McDonald’s Opens Near Vatican

FILE - In this Thursday, July 31, 2014 file photo, a customer walks past a statue of Ronald McDonald on display outside a McDonald's restaurant in Beijing. McDonald's Corp. on Monday, Nov. 10, 2014 said that a key global sales figure slipped 0.5 percent in October, with weakness in the U.S. and ongoing difficulties from a food-safety scandal in China weighing down its business. (AP Photo/Andy Wong, File)

The Vatican is now in the fast food business, thanks to a new and controversial McDonald’s that opened in a Vatican-owned building just meters away from the Holy See.

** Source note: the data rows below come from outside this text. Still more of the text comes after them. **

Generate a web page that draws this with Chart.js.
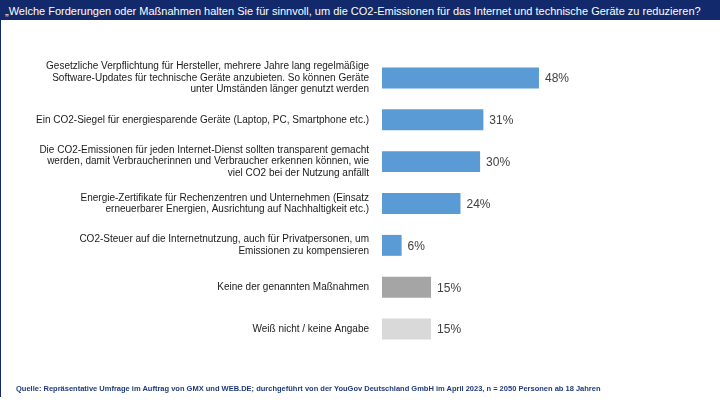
<!DOCTYPE html>
<html>
<head>
<meta charset="utf-8">
<script src="https://cdn.jsdelivr.net/npm/chart.js@4"></script>
<style>
	body { margin: 0; width: 720px; height: 405px; overflow: hidden; background: #fff; position: relative; font-family: 'Liberation Sans', Arial, sans-serif; }
	#head { position: absolute; left: 0; top: 0; width: 715px; height: 20px; padding-left: 5px; background: #12296b; color: #fff; font-size: 11px; line-height: 22px; white-space: nowrap; }
	#edge { position: absolute; left: 0; top: 20px; width: 1px; height: 377px; background: #12296b; }
	#foot { position: absolute; left: 16px; top: 384px; font-size: 7.5px; font-weight: bold; color: #1f3a7a; white-space: nowrap; }
	canvas { position: absolute; left: 0; top: 0; }
</style>
</head>
<body>
<div id="head">„Welche Forderungen oder Maßnahmen halten Sie für sinnvoll, um die CO2-Emissionen für das Internet und technische Geräte zu reduzieren?</div>
<div id="edge"></div>
<canvas id="chart" width="720" height="405"></canvas>
<div id="foot">Quelle: Repräsentative Umfrage im Auftrag von GMX und WEB.DE; durchgeführt von der YouGov Deutschland GmbH im April 2023, n = 2050 Personen ab 18 Jahren</div>

<script>
const kategorien = [
	['Gesetzliche Verpflichtung für Hersteller, mehrere Jahre lang regelmäßige', 'Software-Updates für technische Geräte anzubieten. So können Geräte', 'unter Umständen länger genutzt werden'],
	'Ein CO2-Siegel für energiesparende Geräte (Laptop, PC, Smartphone etc.)',
	['Die CO2-Emissionen für jeden Internet-Dienst sollten transparent gemacht', 'werden, damit Verbraucherinnen und Verbraucher erkennen können, wie', 'viel CO2 bei der Nutzung anfällt'],
	['Energie-Zertifikate für Rechenzentren und Unternehmen (Einsatz', 'erneuerbarer Energien, Ausrichtung auf Nachhaltigkeit etc.)'],
	['CO2-Steuer auf die Internetnutzung, auch für Privatpersonen, um', 'Emissionen zu kompensieren'],
	'Keine der genannten Maßnahmen',
	'Weiß nicht / keine Angabe',
];
const anteile = [48, 31, 30, 24, 6, 15, 15];
const farben = ['#5b9bd5', '#5b9bd5', '#5b9bd5', '#5b9bd5', '#5b9bd5', '#a5a5a5', '#d9d9d9'];

const werteLabels = {
	id: 'werteLabels',
	afterDatasetsDraw(chart) {
		const ctx = chart.ctx;
		const meta = chart.getDatasetMeta(0);
		ctx.save();
		ctx.font = '12px "Liberation Sans", Arial, sans-serif';
		ctx.fillStyle = '#404040';
		ctx.textBaseline = 'middle';
		ctx.textAlign = 'left';
		meta.data.forEach((bar, i) => {
			ctx.fillText(anteile[i] + '%', bar.x + 6, bar.y + 1);
		});
		ctx.restore();
	},
};

new Chart(document.getElementById('chart'), {
	type: 'bar',
	data: {
		labels: kategorien,
		datasets: [
			{
				data: anteile,
				backgroundColor: farben,
				borderWidth: 0,
				barPercentage: 0.5,
				categoryPercentage: 1,
			},
		],
	},
	options: {
		indexAxis: 'y',
		responsive: false,
		animation: false,
		events: [],
		layout: {
			padding: { top: 57, bottom: 55, right: 11, left: 0 },
		},
		plugins: {
			legend: { display: false },
			tooltip: { enabled: false },
		},
		scales: {
			x: {
				display: false,
				min: 0,
				max: 100,
			},
			y: {
				afterFit(scale) {
					scale.width = 382;
				},
				grid: { display: false, drawTicks: false },
				border: { display: false },
				ticks: {
					padding: 13,
					color: '#1a1a1a',
					font: {
						family: 'Liberation Sans',
						size: 10,
						lineHeight: 1.15,
					},
				},
			},
		},
	},
	plugins: [werteLabels],
});
</script>
</body>
</html>
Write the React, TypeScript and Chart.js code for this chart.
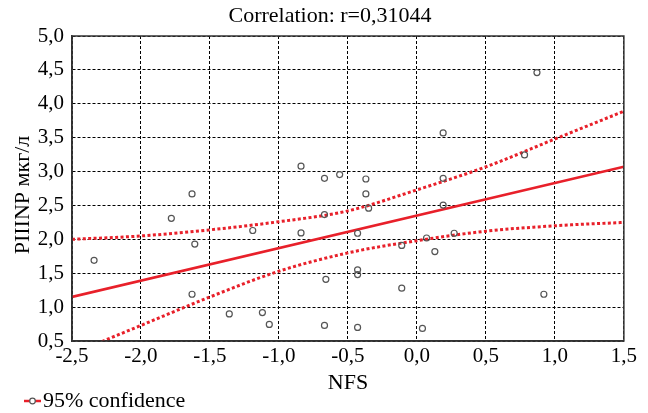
import React, { useEffect, useRef } from "react";
import { Chart, registerables } from "chart.js";

Chart.register(...registerables);

const titleText = "Correlation: r=0,31044";
const xAxisTitle = "NFS";
const yAxisTitle = "PIIINP мкг/л";
const legendText = "95% confidence";

const pointsX = [
  -2.34, -1.63, -1.78, -1.61, -1.19, -1.63, -1.36, -1.12, -1.07, -0.84, -0.67, -0.56,
  -0.37, -0.37, -0.35, -0.67, -0.84, -0.43, -0.11, 0.07, 0.13, 0.19, 0.19, 0.27,
  -0.43, -0.43, -0.66, -0.11, -0.67, -0.43, 0.04, 0.87, 0.19, 0.78, 0.92,
];
const pointsY = [
  1.69, 2.67, 2.31, 1.93, 2.13, 1.19, 0.9, 0.92, 0.745, 3.08, 2.9, 2.955,
  2.89, 2.67, 2.46, 2.365, 2.095, 2.09, 1.91, 2.02, 1.82, 2.9, 2.505, 2.09,
  1.55, 1.48, 1.41, 1.28, 0.73, 0.7, 0.685, 4.46, 3.57, 3.245, 1.19,
];

const fitX = [-2.5, 1.5];
const fitY = [1.15, 3.07];

const bandX = [-2.5, -2.0, -1.5, -1.0, -0.5, 0.0, 0.5, 1.0, 1.5];
const upperBand = [2.0, 2.05, 2.14, 2.26, 2.42, 2.73, 3.07, 3.48, 3.89];
const lowerBand = [0.31, 0.73, 1.15, 1.53, 1.8, 1.98, 2.12, 2.2, 2.25];

const xMin = -2.5;
const xMax = 1.5;
const yMin = 0.5;
const yMax = 5.0;
const tickStep = 0.5;

const RED = "#e8202a";
const FONT = "'Liberation Serif', 'Times New Roman', serif";

const fmt = (v: number) => Number(v).toFixed(1).replace(".", ",");

export default function App() {
  const ref = useRef<HTMLCanvasElement | null>(null);

  useEffect(() => {
    if (!ref.current) return;

    const framePlugin = {
      id: "frameAndText",
      afterDraw(chart: any) {
        const { ctx, chartArea } = chart;
        ctx.save();
        ctx.strokeStyle = "#333";
        ctx.lineWidth = 1.5;
        ctx.setLineDash([]);
        ctx.strokeRect(
          chartArea.left,
          chartArea.top,
          chartArea.right - chartArea.left,
          chartArea.bottom - chartArea.top
        );
        // title
        ctx.fillStyle = "#000";
        ctx.font = `22px ${FONT}`;
        ctx.textAlign = "center";
        ctx.textBaseline = "middle";
        ctx.fillText(titleText, 322, 8);
        // y axis title
        ctx.save();
        ctx.translate(15, 187);
        ctx.rotate(-Math.PI / 2);
        ctx.fillText(yAxisTitle, 0, 0);
        ctx.restore();
        // legend
        const ly = 393;
        ctx.strokeStyle = RED;
        ctx.lineWidth = 2.5;
        ctx.beginPath();
        ctx.moveTo(16, ly);
        ctx.lineTo(33, ly);
        ctx.stroke();
        ctx.fillStyle = "#fff";
        ctx.strokeStyle = "#555";
        ctx.lineWidth = 1.2;
        ctx.beginPath();
        ctx.arc(24.5, ly, 2.8, 0, Math.PI * 2);
        ctx.fill();
        ctx.stroke();
        ctx.fillStyle = "#000";
        ctx.textAlign = "left";
        ctx.font = `22px ${FONT}`;
        ctx.fillText(legendText, 35, ly);
        ctx.restore();
      },
    };

    const chart = new Chart(ref.current, {
      type: "scatter",
      data: {
        datasets: [
          {
            label: "points",
            data: pointsX.map((x, i) => ({ x, y: pointsY[i] })),
            pointRadius: 3,
            pointBorderWidth: 1.2,
            pointBorderColor: "#555",
            pointBackgroundColor: "rgba(255,255,255,0)",
            showLine: false,
            order: 0,
          },
          {
            label: "fit",
            data: fitX.map((x, i) => ({ x, y: fitY[i] })),
            showLine: true,
            borderColor: RED,
            borderWidth: 2.6,
            pointRadius: 0,
            clip: 0,
            order: 1,
          },
          {
            label: "upper",
            data: bandX.map((x, i) => ({ x, y: upperBand[i] })),
            showLine: true,
            borderColor: RED,
            borderWidth: 3,
            borderDash: [3, 2.4],
            pointRadius: 0,
            cubicInterpolationMode: "monotone",
            clip: 0,
            order: 2,
          },
          {
            label: "lower",
            data: bandX.map((x, i) => ({ x, y: lowerBand[i] })),
            showLine: true,
            borderColor: RED,
            borderWidth: 3,
            borderDash: [3, 2.4],
            pointRadius: 0,
            cubicInterpolationMode: "monotone",
            clip: 0,
            order: 3,
          },
        ] as any,
      },
      options: {
        animation: false,
        responsive: false,
        layout: { padding: { top: 28, right: 16, left: 0, bottom: 8 } },
        plugins: {
          legend: { display: false },
          title: { display: false },
          tooltip: { enabled: false },
        },
        scales: {
          x: {
            type: "linear",
            min: xMin,
            max: xMax,
            afterFit: (s: any) => {
              s.height = 64;
            },
            ticks: {
              stepSize: tickStep,
              padding: 3,
              color: "#000",
              font: { family: FONT, size: 21 },
              callback: (v: any) => fmt(v),
              maxRotation: 0,
            },
            grid: {
              color: "#000",
              lineWidth: 1,
              drawTicks: false,
            },
            border: { display: true, color: "#333", width: 1.5, dash: [3, 2] },
            title: {
              display: true,
              text: xAxisTitle,
              color: "#000",
              font: { family: FONT, size: 22 },
              padding: { top: 0, bottom: 9 },
            },
          },
          y: {
            type: "linear",
            min: yMin,
            max: yMax,
            afterFit: (s: any) => {
              s.width = 64;
            },
            ticks: {
              stepSize: tickStep,
              padding: 8,
              color: "#000",
              font: { family: FONT, size: 21 },
              callback: (v: any) => fmt(v),
            },
            grid: {
              color: "#000",
              lineWidth: 1,
              drawTicks: false,
            },
            border: { display: true, color: "#333", width: 1.5, dash: [3, 2] },
            title: { display: false },
          },
        },
      },
      plugins: [framePlugin],
    } as any);

    return () => chart.destroy();
  }, []);

  return (
    <div style={{ width: 632, height: 405 }}>
      <canvas ref={ref} width={632} height={405} />
    </div>
  );
}
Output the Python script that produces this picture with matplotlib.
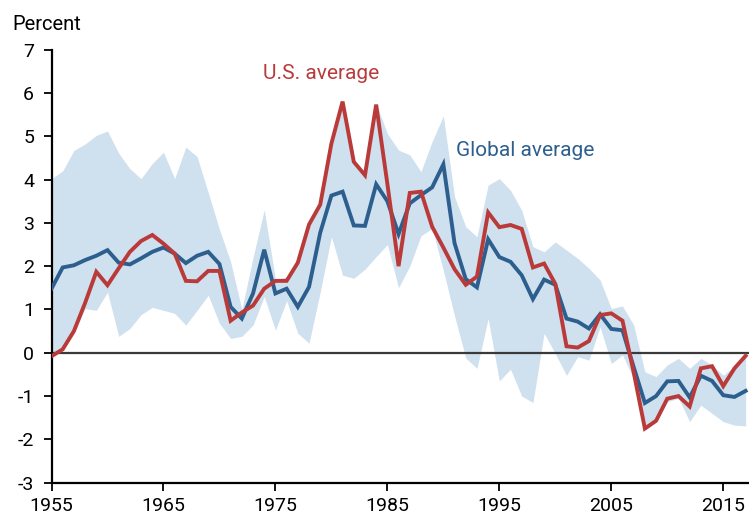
import matplotlib
matplotlib.use("Agg")
import matplotlib.pyplot as plt

plt.rcParams['font.family'] = ['Roboto', 'DejaVu Sans']

years = list(range(1955, 2018))

us_avg = [-0.08, 0.08, 0.5, 1.15, 1.87, 1.56, 1.95, 2.33, 2.58, 2.72, 2.52, 2.29, 1.66, 1.65, 1.89, 1.89,
          0.74, 0.93, 1.09, 1.48, 1.66, 1.66, 2.08, 2.96, 3.42, 4.83, 5.8, 4.41, 4.1, 5.73, 3.9,
          2.0, 3.69, 3.72, 2.91, 2.43, 1.93, 1.57, 1.76, 3.24, 2.9, 2.95, 2.86, 1.97, 2.06, 1.59,
          0.15, 0.12, 0.27, 0.87, 0.91, 0.74, -0.45, -1.75, -1.57, -1.06, -1.0, -1.24, -0.36, -0.31, -0.77, -0.36, -0.07]

global_avg = [1.48, 1.97, 2.02, 2.14, 2.24, 2.37, 2.08, 2.04, 2.18, 2.33, 2.43, 2.29, 2.07, 2.24, 2.33, 2.05,
              1.06, 0.79, 1.37, 2.38, 1.37, 1.48, 1.06, 1.52, 2.77, 3.63, 3.72, 2.94, 2.93, 3.89, 3.5,
              2.74, 3.45, 3.64, 3.82, 4.35, 2.53, 1.7, 1.51, 2.62, 2.21, 2.1, 1.79, 1.24, 1.69, 1.57,
              0.79, 0.72, 0.56, 0.89, 0.55, 0.52, -0.33, -1.16, -1.0, -0.66, -0.65, -1.03, -0.53, -0.65, -0.98, -1.02, -0.88]

range_high = [4.02, 4.2, 4.67, 4.82, 5.02, 5.12, 4.61, 4.25, 4.02, 4.37, 4.63, 4.02, 4.75, 4.53, 3.7, 2.85,
              2.1, 1.0, 2.2, 3.3, 1.7, 1.75, 2.12, 2.98, 3.45, 4.85, 5.82, 4.45, 4.14, 5.75, 5.06,
              4.68, 4.57, 4.18, 4.88, 5.47, 3.6, 2.91, 2.68, 3.87, 4.02, 3.75, 3.29, 2.45, 2.33, 2.56,
              2.37, 2.18, 1.95, 1.68, 1.02, 1.08, 0.64, -0.44, -0.55, -0.28, -0.13, -0.36, -0.13, -0.28, -0.52, -0.3, -0.05]

range_low = [-0.1, 0.05, 0.45, 1.02, 0.98, 1.4, 0.38, 0.56, 0.88, 1.05, 0.98, 0.91, 0.64, 0.98, 1.33, 0.68,
             0.33, 0.38, 0.64, 1.3, 0.52, 1.2, 0.45, 0.22, 1.4, 2.68, 1.79, 1.72, 1.93, 2.22, 2.5,
             1.5, 2.0, 2.7, 2.87, 1.9, 0.85, -0.12, -0.36, 0.79, -0.65, -0.38, -1.0, -1.15, 0.45, -0.02,
             -0.52, -0.09, -0.17, 0.6, -0.25, -0.05, -0.6, -1.78, -1.6, -1.13, -1.05, -1.59, -1.21, -1.4, -1.59, -1.67, -1.69]

x_ticks = [1955, 1965, 1975, 1985, 1995, 2005, 2015]
y_ticks = [-3, -2, -1, 0, 1, 2, 3, 4, 5, 6, 7]

BLUE = '#2D5F8E'
RED = '#BA3A3A'
BAND = '#CFE0EF'

fig = plt.figure(figsize=(7.49, 5.18), dpi=100)
ax = fig.add_axes([51.5 / 749, (518 - 482.7) / 518, 1 - 51.5 / 749, (482.7 - 49.6) / 518])

ax.fill_between(years, range_low, range_high, color=BAND, linewidth=0, zorder=1)
ax.axhline(0, color='#3a3a3a', linewidth=1.6, zorder=2)
ax.plot(years, global_avg, color=BLUE, linewidth=2.8, zorder=3, solid_joinstyle='miter')
ax.plot(years, us_avg, color=RED, linewidth=2.8, zorder=4, solid_joinstyle='miter')

ax.set_xlim(1955, 2017.3)
ax.set_ylim(-3, 7)
ax.set_xticks(x_ticks)
ax.set_yticks(y_ticks)
ax.set_yticklabels([str(v) for v in y_ticks])

for s in ['top', 'right']:
    ax.spines[s].set_visible(False)
for s in ['left', 'bottom']:
    ax.spines[s].set_linewidth(1.6)
    ax.spines[s].set_color('black')

ax.tick_params(axis='both', direction='out', length=5.5, width=1.3, labelsize=14, colors='black')
ax.tick_params(axis='y', pad=7)
ax.tick_params(axis='x', pad=5)

ax.text(1979.1, 6.45, 'U.S. average', color=RED, fontsize=15, ha='center', va='center')
ax.text(1997.3, 4.67, 'Global average', color=BLUE, fontsize=15, ha='center', va='center')

fig.text(12.7 / 749, (518 - 30) / 518, 'Percent', fontsize=14.5, ha='left', va='baseline')

fig.savefig('out.png', dpi=100)
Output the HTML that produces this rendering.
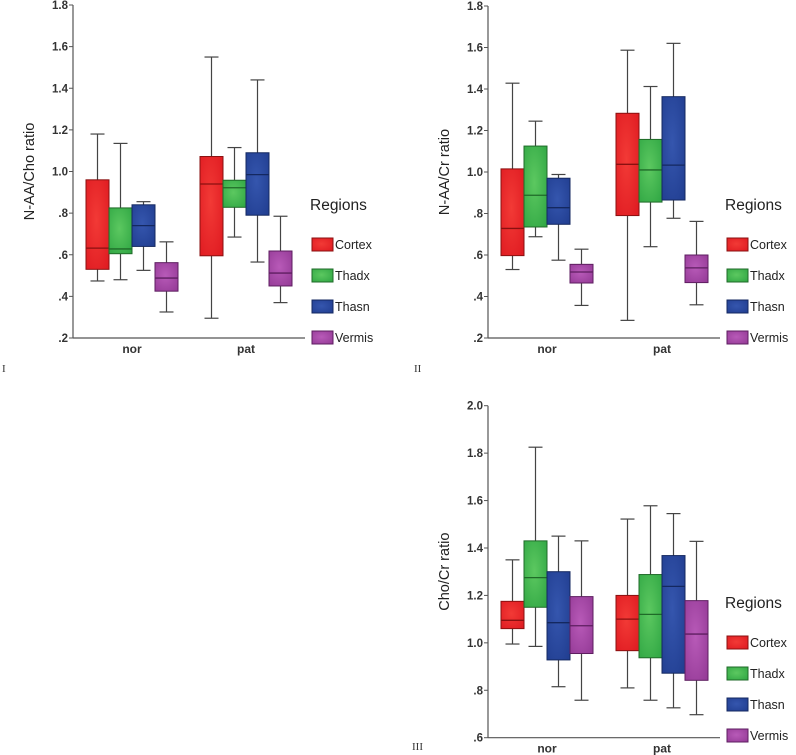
<!DOCTYPE html>
<html><head><meta charset="utf-8"><style>
html,body{margin:0;padding:0;background:#fff;}
svg{display:block;font-family:"Liberation Sans",Arial,sans-serif;}
</style></head><body>
<svg id="s" width="796" height="755">
<defs>
<radialGradient id="gCortex" cx="0.45" cy="0.45" r="0.7"><stop offset="0" stop-color="#f23a36"/><stop offset="1" stop-color="#e01c22"/></radialGradient>
<radialGradient id="gThadx" cx="0.45" cy="0.45" r="0.7"><stop offset="0" stop-color="#5cc860"/><stop offset="1" stop-color="#32a845"/></radialGradient>
<radialGradient id="gThasn" cx="0.45" cy="0.45" r="0.7"><stop offset="0" stop-color="#3556ae"/><stop offset="1" stop-color="#223f92"/></radialGradient>
<radialGradient id="gVermis" cx="0.45" cy="0.45" r="0.7"><stop offset="0" stop-color="#b85ab8"/><stop offset="1" stop-color="#963c98"/></radialGradient>
</defs>
</svg>
<script>
const regions=["Cortex","Thadx","Thasn","Vermis"];
const groups=["nor","pat"];
const strokeCols=["#8a1010","#1f6a28","#142860","#5e1e60"];
// [min,q1,median,q3,max] per group per region
const chart1Nor=[[0.474,0.53,0.632,0.96,1.18],[0.48,0.605,0.628,0.825,1.135],[0.525,0.64,0.74,0.84,0.855],[0.325,0.425,0.488,0.562,0.662]];
const chart1Pat=[[0.295,0.595,0.94,1.072,1.55],[0.685,0.828,0.922,0.958,1.115],[0.565,0.79,0.985,1.09,1.44],[0.37,0.45,0.512,0.618,0.785]];
const chart2Nor=[[0.53,0.597,0.728,1.015,1.428],[0.688,0.735,0.888,1.125,1.245],[0.575,0.748,0.828,0.97,0.988],[0.357,0.465,0.518,0.555,0.628]];
const chart2Pat=[[0.285,0.79,1.037,1.283,1.587],[0.64,0.855,1.01,1.157,1.412],[0.777,0.865,1.033,1.363,1.62],[0.36,0.467,0.538,0.6,0.762]];
const chart3Nor=[[0.995,1.06,1.095,1.175,1.35],[0.985,1.15,1.275,1.43,1.825],[0.815,0.928,1.085,1.3,1.45],[0.758,0.955,1.072,1.195,1.43]];
const chart3Pat=[[0.81,0.967,1.1,1.2,1.522],[0.758,0.937,1.12,1.288,1.578],[0.726,0.872,1.238,1.368,1.545],[0.697,0.842,1.037,1.178,1.428]];
const ticks12=[0.2,0.4,0.6,0.8,1.0,1.2,1.4,1.6,1.8];
const tickLabels12=[".2",".4",".6",".8","1.0","1.2","1.4","1.6","1.8"];
const ticks3=[0.6,0.8,1.0,1.2,1.4,1.6,1.8,2.0];
const tickLabels3=[".6",".8","1.0","1.2","1.4","1.6","1.8","2.0"];

const svg=document.getElementById('s');
const NS="http://www.w3.org/2000/svg";
function mk(tag,attrs,parent,text){const e=document.createElementNS(NS,tag);for(const k in attrs)e.setAttribute(k,attrs[k]);if(text!==undefined)e.textContent=text;parent.appendChild(e);return e;}

function drawChart(cfg){
  const g=mk('g',{},svg);
  
  
  const y=v=>cfg.yBot-(v-cfg.vMin)/(cfg.vMax-cfg.vMin)*(cfg.yBot-cfg.yTop);
  // axes
  const ax=mk('line',{x1:cfg.ax,y1:cfg.yTop,x2:cfg.ax,y2:cfg.yBot,stroke:'#555','stroke-width':1.2},g);
  
  const bx=mk('line',{x1:cfg.ax,y1:cfg.yBot,x2:cfg.axEnd,y2:cfg.yBot,stroke:'#555','stroke-width':1.2},g);
  
  cfg.ticks.forEach((t,i)=>{
    const yy=y(t);
    const tk=mk('line',{x1:cfg.ax-4,y1:yy,x2:cfg.ax,y2:yy,stroke:'#555','stroke-width':1},g);
    
    const tl=mk('text',{x:cfg.ax-5,y:yy+4,'text-anchor':'end','font-size':11.5,'font-weight':'bold',fill:'#333'},g,cfg.tickLabels[i]);
    
  });
  const yl=mk('text',{x:0,y:0,'text-anchor':'middle','font-size':14.5,fill:'#222',transform:`translate(${cfg.ax-39},${(cfg.yTop+cfg.yBot)/2}) rotate(-90)`},g,cfg.yTitle);
  
  const data=[cfg.nor,cfg.pat];
  groups.forEach((gr,gi)=>{
    const x0=cfg.groupX[gi];
    const lbl=mk('text',{x:x0+2*cfg.bw,y:cfg.yBot+15,'text-anchor':'middle','font-size':12,'font-weight':'bold',fill:'#333'},g,gr);
    
    regions.forEach((r,ri)=>{
      const d=data[gi][ri];
      const bl=x0+ri*cfg.bw, cx=bl+cfg.bw/2;
      const wg=mk('g',{},g);
      
      
      mk('line',{x1:cx,y1:y(d[4]),x2:cx,y2:y(d[3]),stroke:'#444','stroke-width':1.2},wg);
      mk('line',{x1:cx,y1:y(d[1]),x2:cx,y2:y(d[0]),stroke:'#444','stroke-width':1.2},wg);
      mk('line',{x1:cx-7,y1:y(d[4]),x2:cx+7,y2:y(d[4]),stroke:'#444','stroke-width':1.2},wg);
      mk('line',{x1:cx-7,y1:y(d[0]),x2:cx+7,y2:y(d[0]),stroke:'#444','stroke-width':1.2},wg);
      mk('rect',{x:bl,y:y(d[3]),width:cfg.bw,height:y(d[1])-y(d[3]),fill:'url(#g'+r+')',stroke:strokeCols[ri],'stroke-width':1},wg);
      mk('line',{x1:bl,y1:y(d[2]),x2:bl+cfg.bw,y2:y(d[2]),stroke:strokeCols[ri],'stroke-width':1.3},wg);
    });
  });
  // legend
  const lg=mk('g',{},g);
  
  mk('text',{x:cfg.legX-2,y:cfg.legY,'font-size':15.5,fill:'#222'},lg,'Regions');
  regions.forEach((r,ri)=>{
    const yy=cfg.legY+28+ri*31;
    const e=mk('g',{},lg);
    
    mk('rect',{x:cfg.legX,y:yy,width:21,height:13,fill:'url(#g'+r+')',stroke:strokeCols[ri],'stroke-width':1},e);
    mk('text',{x:cfg.legX+23,y:yy+11,'font-size':12.5,fill:'#222'},e,r);
  });
  const rn=mk('text',{x:cfg.romanX,y:cfg.romanY,'font-size':11,'font-family':'Liberation Serif,serif',fill:'#333'},g,cfg.roman);
  
}
drawChart({name:'chart-naa-cho',ax:73,axEnd:305,yTop:5,yBot:338,vMin:0.2,vMax:1.8,ticks:ticks12,tickLabels:tickLabels12,yTitle:'N-AA/Cho ratio',nor:chart1Nor,pat:chart1Pat,groupX:[86,200],bw:23,legX:312,legY:210,roman:'I',romanX:2,romanY:372});
drawChart({name:'chart-naa-cr',ax:488,axEnd:720,yTop:6,yBot:338,vMin:0.2,vMax:1.8,ticks:ticks12,tickLabels:tickLabels12,yTitle:'N-AA/Cr ratio',nor:chart2Nor,pat:chart2Pat,groupX:[501,616],bw:23,legX:727,legY:210,roman:'II',romanX:414,romanY:372});
drawChart({name:'chart-cho-cr',ax:488,axEnd:720,yTop:405.7,yBot:737.7,vMin:0.6,vMax:2.0,ticks:ticks3,tickLabels:tickLabels3,yTitle:'Cho/Cr ratio',nor:chart3Nor,pat:chart3Pat,groupX:[501,616],bw:23,legX:727,legY:608,roman:'III',romanX:412,romanY:750});
</script>
</body></html>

The new establishment, which will operate seven days a week from 6:30 a.m. to 11:00 p.m., opened despite the complaints of cardinals and locals. The Vatican reportedly will receive a monthly rent of $31,158 from the fast food chain.

This is not the first McDonald’s to open close to the Vatican, but it is the first in a Vatican-owned building where several senior cardinals live. One of the cardinals is Gerhard Ludwig Miller, the prefect of the Congregation for the Doctrine of the Faith, the Vatican office responsible for overseeing church orthodoxy.

According to the Italian newspaper La Repubblica, one cardinal called the “McVatican” “abhorrent” and a “perversion of the neighborhood.”

"It [is] far from the Roman culinary tradition" and "[does] not offer guarantees for the health of consumers" the cardinal said, adding it offered "food that I would never eat."

Another chain restaurant, Hard Rock Cafe, recently opened on the road leading directly to St. Peter’s Basilica.